The first organized gay tours were started by Hanns Ebensten, commonly hailed as the “grandfather” of gay travel, in the 1950’s. Today, over 300 travel providers run gay and lesbian trips. According to these operators, the early 90s was the “Golden Age” of gay and lesbian tourism, in large part due to the “gay marketing moment,” a time when coming out meant coming out in terms of purchasing power, as gay consumers. Currently, an estimated 5-25 million gays and lesbians spend more than 10-17 billion dollars on travel products every year. Despite the fact that most cruise companies have experienced downturns since the early 90s, revenues for Olivia Cruises for Women have surged from $1.5 million in 1990 to nearly $6 million in 1996, with cruises nearly always filled to capacity. Similarly, RSVP cruises for men, since the early 90s, has reported consecutive annual increases.1,200 gay and gay-friendly travel agents/agencies affiliated with the International Gay and Lesbian Travel Association (IGLTA) estimated billing $1 billion in airline tickets and $35 million in accommodations in 1995. Out & About, the most popular monthly gay and lesbian travel newsletter, has 10,000 subscribers; Our World, the major gay and lesbian travel magazine, started in 1989 and has 50,000 subscribers.
A crucial framework informing the emergence of this niche of travel now termed “gay and lesbian tourism” is in the distinction between being a gay traveler and traveling as gay, though clearly such demarcations are rarely held completely stable. Desires to disrupt heterosexuality through visible and mobile homosexuality entail that visibility politics underpin certain forms of gay and lesbian tourism. As David Alport, co-editor of Out and About, has stated, “What we encourage, and what our mandate has always been, is about traveling openly as gay.” However the promise of “out” travel signaled by “out” consumption has been clearly distilled since the rapid growth of the early 90’s. The two trends which seem to be most vexing the “out and about” mandate on gay and lesbian mobility and travel are the usage of the internet and the push towards educational, high-end international travel. Due to the relative protection of one’s identity on the internet, access is afforded to information without needing to “out” oneself, while on the other hand worldwide community networks of wider and wider reaches enables even the casual gay traveler to hook into gay and lesbian communities elsewhere. The second trend, the push towards higher- end, educational, global travel is one that attempts to distinguish itself from the implicit sex tourism of the gay cruises and circuit parties, and offers “the discerning gay traveler” an opportunity to learn about “gay culture” overseas. As the brochure for Family Abroad states: “Don’t think that all gay trips are centered around your sexual orientation.

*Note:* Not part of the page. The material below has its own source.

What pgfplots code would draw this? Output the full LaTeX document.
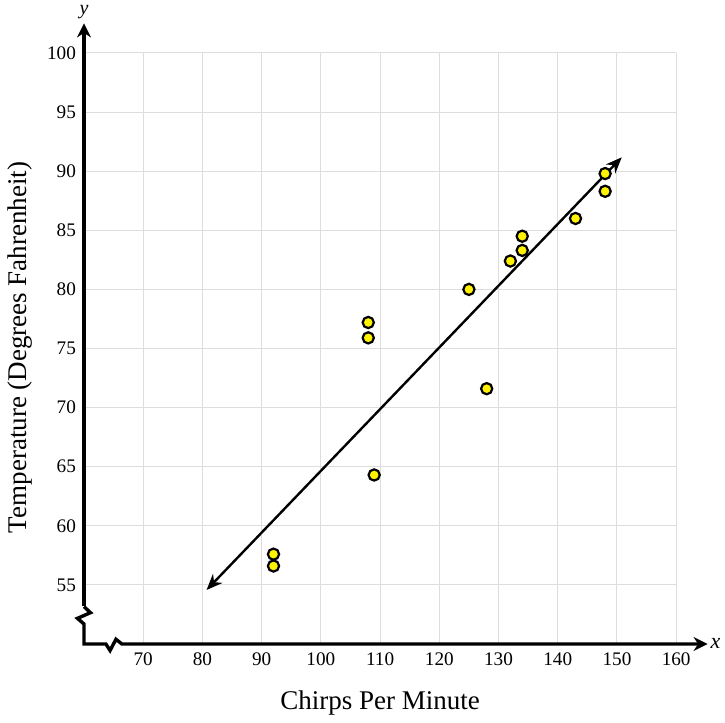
\documentclass[border=0pt]{standalone}
\usepackage{fontspec}
\setmainfont{Liberation Serif}
\usepackage{pgfplots}
\pgfplotsset{compat=1.18}
\usetikzlibrary{arrows.meta}
\definecolor{gridc}{HTML}{DDDDDD}
\definecolor{dotc}{HTML}{FFF200}
\begin{document}
\begin{tikzpicture}
\useasboundingbox (-42pt,-39.5pt) rectangle (320.5pt,322pt);
\begin{axis}[
  at={(0,0)}, anchor=south west,
  x=2.961pt, y=5.91pt,
  xmin=60, xmax=165, ymin=50, ymax=102.6,
  clip=false,
  axis line style={draw=none},
  tick style={draw=none},
  xtick={70,80,...,160}, ytick={55,60,...,100},
  /pgf/number format/assume math mode=true,
  ticklabel style={font=\fontsize{9.6}{10}\selectfont},
  xticklabel style={yshift=-1pt},
  yticklabel style={xshift=-0.5pt},
]
\pgfplotsinvokeforeach{70,80,...,160}{
  \draw[gridc, line width=0.5pt] (axis cs:#1,50) -- (axis cs:#1,100);
}
\pgfplotsinvokeforeach{55,60,...,100}{
  \draw[gridc, line width=0.5pt] (axis cs:60,#1) -- (axis cs:160,#1);
}
% axes with breaks
\draw[line width=1.7pt, -{Stealth[length=7pt,width=7pt]}, line join=miter]
  (axis cs:60,53.16) -- (axis cs:61.1,52.65) -- (axis cs:58.9,52.17) -- (axis cs:60,51.69) -- (axis cs:60,50)
  -- (axis cs:63.7,50) -- (axis cs:64.4,49.45) -- (axis cs:65.4,50.4) -- (axis cs:66.4,50) -- (axis cs:165.3,50);
\draw[line width=1.7pt, -{Stealth[length=7pt,width=7pt]}]
  (axis cs:60,53.2) -- (axis cs:60,102.5);
\node[font=\itshape\fontsize{10}{10}\selectfont] at (axis cs:60,102.5) [yshift=5.5pt] {y};
\node[font=\itshape\fontsize{11}{11}\selectfont] at (axis cs:165.3,50) [xshift=4pt, yshift=0.5pt] {x};
% regression line
\addplot[black, line width=1.2pt, {Stealth[length=8pt,width=6.5pt]}-{Stealth[length=8pt,width=6.5pt]}]
  coordinates {(80.7,54.57) (150.8,91.17)};
% data
\addplot[only marks, mark=*, mark size=2.8pt, mark options={fill=dotc, draw=black, line width=1.1pt}]
  coordinates {
  (92,57.6) (92,56.6) (108,77.2) (108,75.9) (109,64.3) (125,80.0)
  (128,71.6) (132,82.4) (134,84.5) (134,83.3) (143,86.0) (148,89.8) (148,88.3)
  };
\node[font=\fontsize{13.5}{14}\selectfont] at (axis cs:110,50) [yshift=-29.5pt] {Chirps Per Minute};
\node[font=\fontsize{13.5}{14}\selectfont, xshift=-32pt, rotate=90] at (axis cs:60,75.1) {Temperature (Degrees Fahrenheit)};
\end{axis}
\end{tikzpicture}
\end{document}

Our vacations allow you to celebrate your sexual orientation, but they also allow you the freedom to forget about it entirely.” In this configuration of being out so out that one can be in, “the discerning gay traveler” may well be a cosmopolitan variant of the “out” gay tourist.

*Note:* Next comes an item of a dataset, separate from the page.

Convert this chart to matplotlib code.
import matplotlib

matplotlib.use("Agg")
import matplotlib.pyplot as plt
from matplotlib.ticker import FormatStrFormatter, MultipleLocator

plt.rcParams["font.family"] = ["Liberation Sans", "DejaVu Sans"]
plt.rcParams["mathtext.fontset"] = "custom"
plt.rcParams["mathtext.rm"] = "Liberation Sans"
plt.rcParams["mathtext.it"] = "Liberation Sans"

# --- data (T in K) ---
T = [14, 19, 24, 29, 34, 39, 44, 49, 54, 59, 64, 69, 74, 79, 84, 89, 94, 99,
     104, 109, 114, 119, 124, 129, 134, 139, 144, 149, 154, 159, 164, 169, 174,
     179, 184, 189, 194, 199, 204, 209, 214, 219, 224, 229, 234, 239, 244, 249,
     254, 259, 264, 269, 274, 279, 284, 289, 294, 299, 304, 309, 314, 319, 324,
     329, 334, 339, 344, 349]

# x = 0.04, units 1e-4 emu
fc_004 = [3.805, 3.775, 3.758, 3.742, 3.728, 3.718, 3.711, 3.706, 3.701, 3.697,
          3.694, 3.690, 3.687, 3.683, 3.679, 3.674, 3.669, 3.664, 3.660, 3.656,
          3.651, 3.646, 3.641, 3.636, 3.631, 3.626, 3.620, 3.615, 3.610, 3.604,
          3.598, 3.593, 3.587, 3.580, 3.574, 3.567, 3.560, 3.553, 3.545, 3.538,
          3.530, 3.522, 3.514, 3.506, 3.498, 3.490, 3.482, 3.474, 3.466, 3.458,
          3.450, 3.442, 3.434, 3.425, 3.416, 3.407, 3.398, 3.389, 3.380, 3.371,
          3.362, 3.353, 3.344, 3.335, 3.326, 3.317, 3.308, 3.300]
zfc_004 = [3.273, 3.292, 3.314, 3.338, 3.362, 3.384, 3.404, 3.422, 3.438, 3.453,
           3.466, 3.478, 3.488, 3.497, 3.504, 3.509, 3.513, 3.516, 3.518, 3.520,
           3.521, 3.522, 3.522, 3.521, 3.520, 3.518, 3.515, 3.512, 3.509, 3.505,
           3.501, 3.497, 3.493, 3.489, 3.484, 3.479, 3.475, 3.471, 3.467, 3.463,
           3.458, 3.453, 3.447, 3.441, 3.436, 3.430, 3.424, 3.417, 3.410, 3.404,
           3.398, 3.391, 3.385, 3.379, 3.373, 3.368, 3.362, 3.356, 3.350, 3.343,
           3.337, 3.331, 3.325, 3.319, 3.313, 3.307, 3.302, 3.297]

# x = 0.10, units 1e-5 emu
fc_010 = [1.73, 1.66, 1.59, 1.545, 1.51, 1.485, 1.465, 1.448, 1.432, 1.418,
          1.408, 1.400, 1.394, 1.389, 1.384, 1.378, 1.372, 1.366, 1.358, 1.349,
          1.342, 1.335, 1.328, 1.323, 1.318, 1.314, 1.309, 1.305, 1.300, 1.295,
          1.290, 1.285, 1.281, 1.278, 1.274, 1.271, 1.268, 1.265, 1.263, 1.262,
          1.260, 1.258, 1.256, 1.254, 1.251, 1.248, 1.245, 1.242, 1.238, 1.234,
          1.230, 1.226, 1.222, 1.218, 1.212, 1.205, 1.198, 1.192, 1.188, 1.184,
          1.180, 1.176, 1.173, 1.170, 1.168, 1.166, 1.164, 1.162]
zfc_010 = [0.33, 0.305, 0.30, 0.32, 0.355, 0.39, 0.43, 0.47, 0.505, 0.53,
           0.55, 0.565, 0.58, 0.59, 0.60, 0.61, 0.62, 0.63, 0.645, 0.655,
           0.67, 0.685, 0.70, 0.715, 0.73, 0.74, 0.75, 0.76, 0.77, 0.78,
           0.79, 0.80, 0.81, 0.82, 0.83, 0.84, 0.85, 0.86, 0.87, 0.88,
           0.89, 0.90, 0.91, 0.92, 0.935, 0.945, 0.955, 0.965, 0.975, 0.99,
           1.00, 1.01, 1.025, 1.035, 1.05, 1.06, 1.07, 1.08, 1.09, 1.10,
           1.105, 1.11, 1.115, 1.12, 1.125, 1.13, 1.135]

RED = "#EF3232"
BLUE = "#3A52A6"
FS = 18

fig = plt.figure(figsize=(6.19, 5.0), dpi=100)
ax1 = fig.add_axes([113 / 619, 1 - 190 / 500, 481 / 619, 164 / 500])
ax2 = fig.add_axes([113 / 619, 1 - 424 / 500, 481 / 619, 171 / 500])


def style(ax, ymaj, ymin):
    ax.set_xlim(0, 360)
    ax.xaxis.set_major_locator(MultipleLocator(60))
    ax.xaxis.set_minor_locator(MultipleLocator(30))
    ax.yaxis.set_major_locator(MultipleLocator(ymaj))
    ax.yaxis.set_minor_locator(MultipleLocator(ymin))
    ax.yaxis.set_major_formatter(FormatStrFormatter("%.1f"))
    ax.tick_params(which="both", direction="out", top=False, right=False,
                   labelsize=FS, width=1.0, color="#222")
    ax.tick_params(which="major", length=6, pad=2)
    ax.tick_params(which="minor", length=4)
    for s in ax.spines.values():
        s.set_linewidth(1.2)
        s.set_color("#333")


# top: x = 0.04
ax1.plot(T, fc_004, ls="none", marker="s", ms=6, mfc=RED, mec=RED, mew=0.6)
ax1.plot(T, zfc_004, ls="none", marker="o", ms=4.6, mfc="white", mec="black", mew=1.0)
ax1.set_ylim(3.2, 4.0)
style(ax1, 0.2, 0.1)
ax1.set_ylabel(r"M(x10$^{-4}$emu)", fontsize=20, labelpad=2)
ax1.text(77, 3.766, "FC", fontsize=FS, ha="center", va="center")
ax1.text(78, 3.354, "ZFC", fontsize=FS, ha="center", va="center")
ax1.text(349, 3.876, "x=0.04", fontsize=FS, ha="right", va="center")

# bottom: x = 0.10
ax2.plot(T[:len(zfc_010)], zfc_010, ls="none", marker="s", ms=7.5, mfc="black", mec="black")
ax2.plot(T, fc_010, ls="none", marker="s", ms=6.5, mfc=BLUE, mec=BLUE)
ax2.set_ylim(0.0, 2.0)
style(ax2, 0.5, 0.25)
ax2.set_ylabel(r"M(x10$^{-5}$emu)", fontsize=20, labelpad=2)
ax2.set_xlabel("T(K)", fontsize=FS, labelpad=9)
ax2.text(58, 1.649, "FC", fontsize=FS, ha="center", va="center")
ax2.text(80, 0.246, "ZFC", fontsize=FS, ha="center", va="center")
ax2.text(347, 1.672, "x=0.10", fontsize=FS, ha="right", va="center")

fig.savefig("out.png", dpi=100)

At the annual Gay and Lesbian World Travel Expo, held in both New York and San Francisco, on offer included entire cruises for gay and lesbian parents and their children, an International Gay Spirit Retreat to Crete, a tour for gays and lesbians of African descent to South Africa that bills itself as the only cultural program following the footsteps of former president Nelson Mandela, and a “pornography cruise” for gay men called Pilage and Plunder. Family Abroad, voted best gay and lesbian operator by Out and About for its “solid gay-family travel values,” sponsors trips which utilize not only gay-owned and gay friendly hotels, restaurants, and bars, but also arranges meetings with gay and lesbian activists and organizations in whatever destination they travel to, including Southeast Asia, the Caribbean, Costa Rica, Brazil, Eygpt, Tunisia, Turkey, and Russia. The growth of educational tours which utilize activist networks hints at the currency of “queer solidarity” underpinning much gay and lesbian travel to come.

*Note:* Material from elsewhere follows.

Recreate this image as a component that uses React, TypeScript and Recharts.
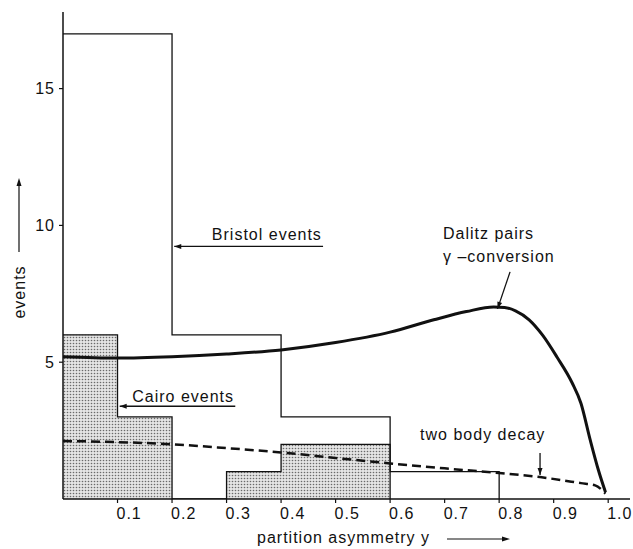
import { ComposedChart, Area, Line, XAxis, YAxis, ReferenceLine, ReferenceDot, Label } from "recharts";

// histogram bin left edges and counts (last edge closes the histogram)
const cairoEdges = [0, 0.1, 0.2, 0.3, 0.4, 0.6];
const cairoCounts = [6, 3, 0, 1, 2, 0];
const bristolEdges = [0, 0.2, 0.4, 0.6, 0.8];
const bristolCounts = [17, 6, 3, 1, 0];

// Dalitz pairs / gamma-conversion curve
const dalitzX = [0, 0.1, 0.2, 0.3, 0.4, 0.5, 0.6, 0.68, 0.74, 0.79, 0.81, 0.83, 0.855, 0.88, 0.906, 0.934, 0.95, 0.967, 0.982, 0.995];
const dalitzY = [5.2, 5.15, 5.2, 5.3, 5.45, 5.72, 6.1, 6.55, 6.85, 7.02, 7.0, 6.88, 6.55, 5.98, 5.19, 4.24, 3.5, 2.16, 1.06, 0.25];

// two body decay curve
const twoBodyX = [0, 0.1, 0.2, 0.3, 0.4, 0.5, 0.6, 0.7, 0.8, 0.875, 0.95, 0.976, 0.995];
const twoBodyY = [2.12, 2.08, 2.0, 1.86, 1.7, 1.5, 1.3, 1.12, 0.95, 0.8, 0.58, 0.5, 0.2];

const xTicks = [0.1, 0.2, 0.3, 0.4, 0.5, 0.6, 0.7, 0.8, 0.9, 1.0];
const yTicks = [5, 10, 15];

// annotations in data units: arrow tip first, then tail
const arrows = [
  { tip: { x: 0.204, y: 9.23 }, tail: { x: 0.477, y: 9.23 } },
  { tip: { x: 0.104, y: 3.39 }, tail: { x: 0.316, y: 3.39 } },
  { tip: { x: 0.797, y: 6.95 }, tail: { x: 0.82, y: 8.3 } },
  { tip: { x: 0.875, y: 0.88 }, tail: { x: 0.875, y: 1.68 } },
];
const notes = [
  { x: 0.273, y: 9.65, text: "Bristol events" },
  { x: 0.127, y: 3.73, text: "Cairo events" },
  { x: 0.697, y: 9.72, text: "Dalitz pairs" },
  { x: 0.697, y: 8.85, text: "γ –conversion" },
  { x: 0.655, y: 2.34, text: "two body decay" },
];

const ink = "#111";
const font = "'Liberation Sans', Arial, sans-serif";

const cairo = cairoEdges.map((x, i) => ({ x, count: cairoCounts[i] }));
const bristol = bristolEdges.map((x, i) => ({ x, count: bristolCounts[i] }));
const dalitz = dalitzX.map((x, i) => ({ x, v: dalitzY[i] }));
const twoBody = twoBodyX.map((x, i) => ({ x, v: twoBodyY[i] }));

const ArrowShape = (p: any) => {
  const { x1, y1, x2, y2 } = p;
  const len = Math.hypot(x2 - x1, y2 - y1) || 1;
  const ux = (x2 - x1) / len;
  const uy = (y2 - y1) / len;
  const h = 7;
  const w = 2.5;
  const bx = x1 + ux * h;
  const by = y1 + uy * h;
  return (
    <g>
      <line x1={x1} y1={y1} x2={x2} y2={y2} stroke={ink} strokeWidth={1.3} />
      <polygon
        points={`${x1},${y1} ${bx - uy * w},${by + ux * w} ${bx + uy * w},${by - ux * w}`}
        fill={ink}
      />
    </g>
  );
};

const XTick = (p: any) => (
  <text x={p.x - 1} y={p.y} dy="0.71em" textAnchor="start" fontSize={16} fontFamily={font} fill={ink} letterSpacing={1}>
    {Number(p.payload.value).toFixed(1)}
  </text>
);

const YTitle = (p: any) => {
  const vb = p.viewBox ?? { x: 0, y: 12, width: 63, height: 487 };
  const cx = vb.x + 19;
  const top = vb.y + 166;
  const bot = vb.y + 240;
  const cy = vb.y + 280;
  return (
    <g>
      <line x1={cx} y1={bot} x2={cx} y2={top + 6} stroke={ink} strokeWidth={1.2} />
      <polygon points={`${cx},${top} ${cx - 2.5},${top + 8} ${cx + 2.5},${top + 8}`} fill={ink} />
      <text x={cx} y={cy} transform={`rotate(-90 ${cx} ${cy})`} textAnchor="middle" dominantBaseline="central" fontSize={16} fontFamily={font} fill={ink} letterSpacing={1}>
        events
      </text>
    </g>
  );
};

const XTitle = (p: any) => {
  const vb = p.viewBox ?? { x: 63, y: 499, width: 567, height: 50 };
  const tx = vb.x + 194;
  const ty = vb.y + 38;
  const a0 = vb.x + 384;
  const a1 = vb.x + 447;
  return (
    <g>
      <text x={tx} y={ty} dominantBaseline="central" fontSize={16} fontFamily={font} fill={ink} letterSpacing={1}>
        partition asymmetry y
      </text>
      <line x1={a0} y1={ty + 2} x2={a1 - 6} y2={ty + 2} stroke={ink} strokeWidth={1.2} />
      <polygon points={`${a1},${ty + 2} ${a1 - 8},${ty - 0.5} ${a1 - 8},${ty + 4.5}`} fill={ink} />
    </g>
  );
};

const NoteText = (text: string) => (p: any) => (
  <text x={p.cx} y={p.cy} dominantBaseline="central" fontSize={16} fontFamily={font} fill={ink} letterSpacing={1}>
    {text}
  </text>
);

export default function App() {
  return (
    <div style={{ position: "absolute", left: 0, top: 0, background: "#fff" }}>
      <ComposedChart width={633} height={549} margin={{ top: 12, right: 3, left: 0, bottom: 0 }}>
        <defs>
          <pattern id="stipple" width="3" height="3" patternUnits="userSpaceOnUse">
            <rect width="3" height="3" fill="#e4e4e4" />
            <circle cx="1.5" cy="1.5" r="0.8" fill="#6a6a6a" />
          </pattern>
        </defs>
        <XAxis
          type="number"
          dataKey="x"
          domain={[0, 1.04]}
          ticks={xTicks}
          allowDataOverflow
          height={50}
          tickSize={4}
          tickMargin={5}
          tick={<XTick />}
          axisLine={{ stroke: ink, strokeWidth: 1.5 }}
          tickLine={{ stroke: ink, strokeWidth: 1.2 }}
        >
          <Label content={<XTitle />} />
        </XAxis>
        <YAxis
          type="number"
          domain={[0, 17.8]}
          ticks={yTicks}
          allowDataOverflow
          width={63}
          tickSize={4}
          tickMargin={4}
          tick={{ fontSize: 16, fontFamily: font, fill: ink, letterSpacing: 1 }}
          axisLine={{ stroke: ink, strokeWidth: 1.5 }}
          tickLine={{ stroke: ink, strokeWidth: 1.2 }}
        >
          <Label content={<YTitle />} />
        </YAxis>
        <Area
          data={cairo}
          dataKey="count"
          type="stepAfter"
          fill="url(#stipple)"
          fillOpacity={1}
          stroke={ink}
          strokeWidth={1.3}
          isAnimationActive={false}
        />
        <Area
          data={bristol}
          dataKey="count"
          type="stepAfter"
          fill="none"
          stroke={ink}
          strokeWidth={1.3}
          isAnimationActive={false}
        />
        <Line
          data={twoBody}
          dataKey="v"
          type="monotone"
          stroke={ink}
          strokeWidth={2.5}
          strokeDasharray="9 5"
          dot={false}
          isAnimationActive={false}
        />
        <Line
          data={dalitz}
          dataKey="v"
          type="monotone"
          stroke={ink}
          strokeWidth={3}
          dot={false}
          isAnimationActive={false}
        />
        {arrows.map((a, i) => (
          <ReferenceLine key={`a-${i}`} segment={[a.tip, a.tail]} stroke={ink} shape={ArrowShape} />
        ))}
        {notes.map((n, i) => (
          <ReferenceDot key={`n-${i}`} x={n.x} y={n.y} r={0} shape={NoteText(n.text)} />
        ))}
      </ComposedChart>
    </div>
  );
}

While South Africa and Fiji are the latest “hot” destinations for gay and lesbian tourists, touted as the only two countries in the world where gays and lesbians are protected by constitutional anti-discrimination laws, the national tourist offices present at the expos were those of Germany, Britain, France, and Puerto Rico, as well as the tourism bureaus of Quebec, Montreal, Palm Springs, Berlin, all with literature specifically addessing gay and lesbian travelers. This represents a significant shift in directionality: in the early 90’s gay and lesbian travelers initially marketed themselves to certain venues; now more venues are starting to market themselves to gay and lesbian consumers. A second shift is from corporate interests in this market to national interests, i.e. from airlines and hotels courting these consumers, to the actual national tourist boards doing so. The images of queer nationals presented by national tourist boards provide some ideas about how gay and lesbian “inclusion” into the state is being imagined, while also, in the face of legislative and social inequality, suggests national queer identities which have the most currency overseas while they still function as liabilities at home.